YOUR OBJECTIVE: The material below has pictures in it. Set down only the lines from the line containing "Give me the Plotly source for this chart." through the line containing "import plotly.graph_objects as go", word for word, and leave the pictures behind.

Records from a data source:
════════
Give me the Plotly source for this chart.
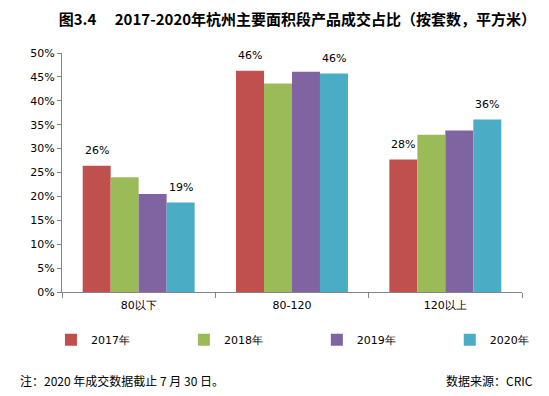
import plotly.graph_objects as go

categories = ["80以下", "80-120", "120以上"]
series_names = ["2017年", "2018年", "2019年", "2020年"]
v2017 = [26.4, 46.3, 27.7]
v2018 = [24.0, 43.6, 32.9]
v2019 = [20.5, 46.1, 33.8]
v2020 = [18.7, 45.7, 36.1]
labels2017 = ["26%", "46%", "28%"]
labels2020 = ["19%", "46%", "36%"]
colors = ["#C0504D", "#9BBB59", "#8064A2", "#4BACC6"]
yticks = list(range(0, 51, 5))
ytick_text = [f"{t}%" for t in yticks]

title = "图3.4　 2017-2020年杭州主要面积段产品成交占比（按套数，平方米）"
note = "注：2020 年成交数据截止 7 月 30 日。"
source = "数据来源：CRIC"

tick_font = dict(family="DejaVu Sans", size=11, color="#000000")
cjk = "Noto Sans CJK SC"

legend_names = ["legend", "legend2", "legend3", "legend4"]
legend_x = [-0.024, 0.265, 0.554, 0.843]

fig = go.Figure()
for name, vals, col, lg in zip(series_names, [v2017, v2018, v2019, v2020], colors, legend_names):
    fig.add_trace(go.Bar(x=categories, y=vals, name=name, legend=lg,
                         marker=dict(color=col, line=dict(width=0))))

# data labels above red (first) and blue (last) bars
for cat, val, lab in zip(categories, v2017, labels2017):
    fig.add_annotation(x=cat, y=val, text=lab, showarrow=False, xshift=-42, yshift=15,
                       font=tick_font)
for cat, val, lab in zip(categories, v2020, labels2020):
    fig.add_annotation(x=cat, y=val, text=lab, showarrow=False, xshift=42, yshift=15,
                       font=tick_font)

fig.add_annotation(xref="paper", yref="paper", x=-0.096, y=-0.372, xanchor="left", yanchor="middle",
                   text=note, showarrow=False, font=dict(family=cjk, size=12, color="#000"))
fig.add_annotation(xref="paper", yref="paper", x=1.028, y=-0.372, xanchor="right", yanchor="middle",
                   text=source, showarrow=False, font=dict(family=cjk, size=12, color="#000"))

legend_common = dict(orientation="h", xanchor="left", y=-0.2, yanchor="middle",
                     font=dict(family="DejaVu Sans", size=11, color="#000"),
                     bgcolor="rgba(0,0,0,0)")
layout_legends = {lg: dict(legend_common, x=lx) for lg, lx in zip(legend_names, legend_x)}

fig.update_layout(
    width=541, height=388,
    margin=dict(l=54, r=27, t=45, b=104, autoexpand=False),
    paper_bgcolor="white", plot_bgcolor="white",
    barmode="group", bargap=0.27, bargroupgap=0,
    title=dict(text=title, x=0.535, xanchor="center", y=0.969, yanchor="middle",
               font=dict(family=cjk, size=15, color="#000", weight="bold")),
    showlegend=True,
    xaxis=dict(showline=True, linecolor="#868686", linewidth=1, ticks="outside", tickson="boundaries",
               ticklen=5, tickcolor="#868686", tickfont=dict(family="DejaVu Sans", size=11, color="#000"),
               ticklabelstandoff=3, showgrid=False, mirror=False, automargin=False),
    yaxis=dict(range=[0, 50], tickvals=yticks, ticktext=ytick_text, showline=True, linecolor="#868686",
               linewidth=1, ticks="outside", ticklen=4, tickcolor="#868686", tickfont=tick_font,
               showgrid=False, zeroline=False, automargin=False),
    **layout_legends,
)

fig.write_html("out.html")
════════
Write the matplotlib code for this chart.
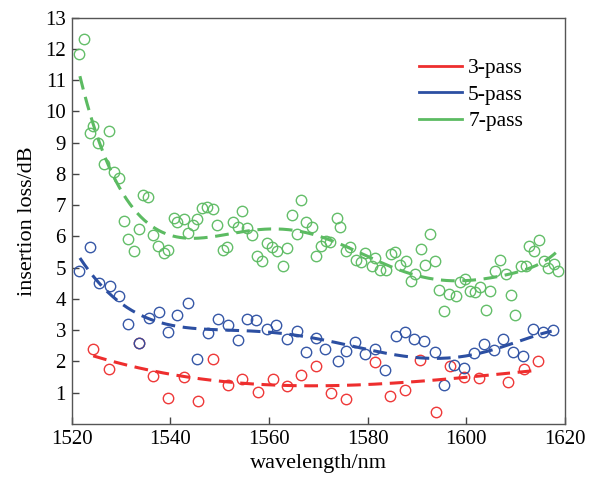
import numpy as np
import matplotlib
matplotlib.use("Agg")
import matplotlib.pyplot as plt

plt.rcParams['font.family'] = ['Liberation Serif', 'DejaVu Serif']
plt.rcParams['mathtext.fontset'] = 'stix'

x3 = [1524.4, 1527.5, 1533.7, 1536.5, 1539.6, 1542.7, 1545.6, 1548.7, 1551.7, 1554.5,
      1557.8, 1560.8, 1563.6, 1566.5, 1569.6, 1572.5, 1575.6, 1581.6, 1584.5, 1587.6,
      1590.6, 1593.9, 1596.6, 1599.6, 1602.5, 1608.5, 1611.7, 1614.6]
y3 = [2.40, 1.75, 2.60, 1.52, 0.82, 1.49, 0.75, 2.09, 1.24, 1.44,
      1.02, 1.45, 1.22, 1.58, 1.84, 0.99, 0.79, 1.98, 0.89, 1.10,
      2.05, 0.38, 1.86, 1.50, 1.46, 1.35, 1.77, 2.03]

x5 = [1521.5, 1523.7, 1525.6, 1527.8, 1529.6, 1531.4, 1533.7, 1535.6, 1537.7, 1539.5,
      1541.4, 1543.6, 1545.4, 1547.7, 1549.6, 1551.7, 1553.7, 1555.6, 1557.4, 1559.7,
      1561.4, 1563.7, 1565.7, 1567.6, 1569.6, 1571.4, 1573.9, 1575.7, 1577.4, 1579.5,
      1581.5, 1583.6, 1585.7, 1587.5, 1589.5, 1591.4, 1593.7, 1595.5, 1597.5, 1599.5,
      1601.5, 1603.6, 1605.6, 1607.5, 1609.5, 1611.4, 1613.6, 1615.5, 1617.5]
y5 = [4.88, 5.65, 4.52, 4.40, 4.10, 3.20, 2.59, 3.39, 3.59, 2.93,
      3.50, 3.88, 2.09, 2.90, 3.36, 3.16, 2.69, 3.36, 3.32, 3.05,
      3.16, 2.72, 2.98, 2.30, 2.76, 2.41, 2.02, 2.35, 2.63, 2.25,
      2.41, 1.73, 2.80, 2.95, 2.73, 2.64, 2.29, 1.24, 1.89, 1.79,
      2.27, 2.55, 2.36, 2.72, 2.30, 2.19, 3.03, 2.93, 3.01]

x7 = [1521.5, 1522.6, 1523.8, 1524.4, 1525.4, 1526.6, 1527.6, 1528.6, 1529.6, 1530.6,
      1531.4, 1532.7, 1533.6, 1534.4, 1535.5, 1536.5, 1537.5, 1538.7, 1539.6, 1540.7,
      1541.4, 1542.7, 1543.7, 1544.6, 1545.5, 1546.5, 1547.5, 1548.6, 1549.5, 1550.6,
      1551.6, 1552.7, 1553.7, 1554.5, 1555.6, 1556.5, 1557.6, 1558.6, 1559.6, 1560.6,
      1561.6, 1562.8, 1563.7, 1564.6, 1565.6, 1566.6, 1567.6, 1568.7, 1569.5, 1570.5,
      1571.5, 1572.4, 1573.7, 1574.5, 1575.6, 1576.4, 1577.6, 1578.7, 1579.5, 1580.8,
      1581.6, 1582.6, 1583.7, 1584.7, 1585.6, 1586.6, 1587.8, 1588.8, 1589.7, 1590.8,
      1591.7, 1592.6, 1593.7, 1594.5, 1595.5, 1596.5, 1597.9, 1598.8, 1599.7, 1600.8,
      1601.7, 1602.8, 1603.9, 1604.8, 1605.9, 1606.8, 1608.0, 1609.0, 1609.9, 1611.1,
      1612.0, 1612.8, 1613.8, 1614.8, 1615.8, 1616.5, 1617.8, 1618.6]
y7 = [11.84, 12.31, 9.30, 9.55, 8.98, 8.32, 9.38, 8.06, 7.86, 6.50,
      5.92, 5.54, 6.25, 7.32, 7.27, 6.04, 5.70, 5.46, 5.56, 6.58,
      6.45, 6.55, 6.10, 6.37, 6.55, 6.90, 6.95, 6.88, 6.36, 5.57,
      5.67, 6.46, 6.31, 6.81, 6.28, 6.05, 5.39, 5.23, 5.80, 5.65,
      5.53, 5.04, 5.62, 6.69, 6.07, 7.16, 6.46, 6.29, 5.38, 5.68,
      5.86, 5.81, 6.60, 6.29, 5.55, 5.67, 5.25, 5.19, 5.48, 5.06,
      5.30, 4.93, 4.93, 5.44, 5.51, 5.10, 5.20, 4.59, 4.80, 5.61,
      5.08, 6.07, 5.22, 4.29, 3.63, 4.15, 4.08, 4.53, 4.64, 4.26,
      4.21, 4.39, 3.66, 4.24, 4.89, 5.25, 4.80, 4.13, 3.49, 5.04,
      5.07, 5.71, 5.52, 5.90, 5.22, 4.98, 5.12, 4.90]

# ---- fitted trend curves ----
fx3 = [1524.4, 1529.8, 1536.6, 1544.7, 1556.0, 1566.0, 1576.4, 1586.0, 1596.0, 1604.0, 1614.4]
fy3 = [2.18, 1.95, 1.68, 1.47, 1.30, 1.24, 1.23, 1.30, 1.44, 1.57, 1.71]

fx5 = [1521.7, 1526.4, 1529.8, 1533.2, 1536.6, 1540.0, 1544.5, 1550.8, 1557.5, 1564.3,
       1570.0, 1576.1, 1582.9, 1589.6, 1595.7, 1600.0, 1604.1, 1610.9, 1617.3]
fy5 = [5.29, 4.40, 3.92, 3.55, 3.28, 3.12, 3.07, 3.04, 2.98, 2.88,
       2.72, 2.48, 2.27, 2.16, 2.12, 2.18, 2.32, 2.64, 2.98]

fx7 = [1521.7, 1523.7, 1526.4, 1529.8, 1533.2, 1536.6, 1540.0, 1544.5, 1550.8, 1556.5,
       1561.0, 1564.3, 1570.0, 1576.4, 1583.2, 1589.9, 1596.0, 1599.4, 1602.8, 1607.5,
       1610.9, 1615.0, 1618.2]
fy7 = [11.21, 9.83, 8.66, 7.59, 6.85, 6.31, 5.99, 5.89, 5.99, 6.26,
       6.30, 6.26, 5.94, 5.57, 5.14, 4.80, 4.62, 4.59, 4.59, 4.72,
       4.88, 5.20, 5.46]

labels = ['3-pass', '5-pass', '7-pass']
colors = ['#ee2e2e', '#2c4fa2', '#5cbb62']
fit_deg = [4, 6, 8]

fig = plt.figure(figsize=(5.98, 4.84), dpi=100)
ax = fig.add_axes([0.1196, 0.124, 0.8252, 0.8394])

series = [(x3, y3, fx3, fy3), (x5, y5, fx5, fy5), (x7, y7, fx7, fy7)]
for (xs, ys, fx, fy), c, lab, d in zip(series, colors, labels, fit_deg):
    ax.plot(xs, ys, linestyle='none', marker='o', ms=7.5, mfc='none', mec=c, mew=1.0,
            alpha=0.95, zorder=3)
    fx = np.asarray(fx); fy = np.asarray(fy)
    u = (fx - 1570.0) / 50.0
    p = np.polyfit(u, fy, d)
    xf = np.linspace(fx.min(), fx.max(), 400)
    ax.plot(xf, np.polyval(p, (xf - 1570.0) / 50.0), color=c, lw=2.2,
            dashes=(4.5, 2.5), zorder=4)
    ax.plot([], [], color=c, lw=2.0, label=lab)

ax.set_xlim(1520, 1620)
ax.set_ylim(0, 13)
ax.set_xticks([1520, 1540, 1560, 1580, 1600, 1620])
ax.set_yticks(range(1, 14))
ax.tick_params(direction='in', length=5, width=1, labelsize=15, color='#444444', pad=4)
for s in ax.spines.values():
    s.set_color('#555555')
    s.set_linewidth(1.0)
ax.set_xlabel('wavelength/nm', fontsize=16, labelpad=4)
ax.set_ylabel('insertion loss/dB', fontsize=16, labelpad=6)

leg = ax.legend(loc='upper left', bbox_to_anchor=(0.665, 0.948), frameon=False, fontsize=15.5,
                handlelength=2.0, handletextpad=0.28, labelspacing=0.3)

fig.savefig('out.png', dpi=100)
════════
EXERCISE SOLUTION:
Give me the Plotly source for this chart.
import plotly.graph_objects as go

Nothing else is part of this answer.